I mean kinship measures distance between born individuals (not necessarily living)
Your objections would also apply to adoption. Almost everyone accepts adoption.
I believe that England now has laws as you suggest, and as a result, no one wants to be an egg or sperm donor over there.
Oh absolutely adoption does also need an overhaul.
Egg and sperm recipients are not even actually recipients the way one might be the recipient of a donated lung. Despite remaining the donor's lung with the donor's dna, a transplanted lung at least operates in support of the recipients healthy respiratory function, whereas donated eggs and sperm are never actually received by the people we refer to as recipients and the donated genes never stop operating in support of the healthy reproductive function of the donor. The donated egg or sperm does not help the recipient's body reproduce itself. The donated egg reproduces the donor as if it were never donated at all. All the donor is doing is reproducing with medical assistance in order to provide people with their children to raise. It just makes abandoning their offspring as promised in their agreements an efficient unemotional endeavor.
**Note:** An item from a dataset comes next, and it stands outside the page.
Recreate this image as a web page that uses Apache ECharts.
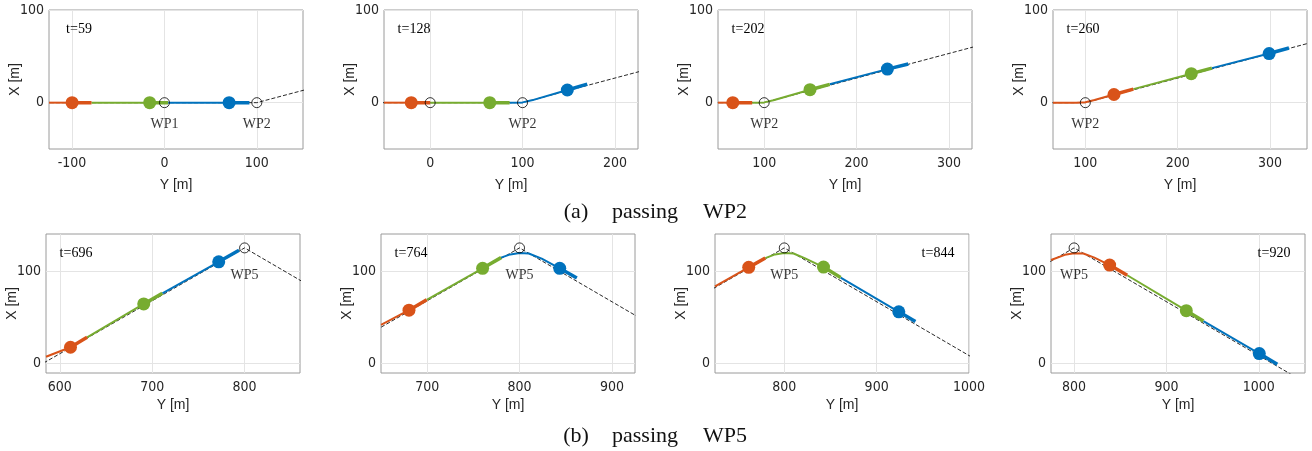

So why would it be a bad thing if everyone was held to the same standards as being responsible for their offspring? So what if it meant fewer people were willing to abandon their offspring for others to raise? They'd just be acting responsibly with regard to family planning the way we encourage the rest of society to try and avoid having children they don't want to raise. I think it would be fantastic if fewer people were willing to have offspring they were not planning to raise themselves. It's responsible reproductive behavior. Why is that a bad thing? Why do we encourage irresponsible reproductive behavior? Simply to supply people with children because they want them? We are talking about human beings here. The offspring of a gamete donor is just as human as any other child abandoned by a bio parent. Making the arrangements all before hand before they are born does not change the ultimate bottom line which is their bio parent is not raising them and if commerce or altruism is the reason for it then we have an ethical human rights issue on our hands.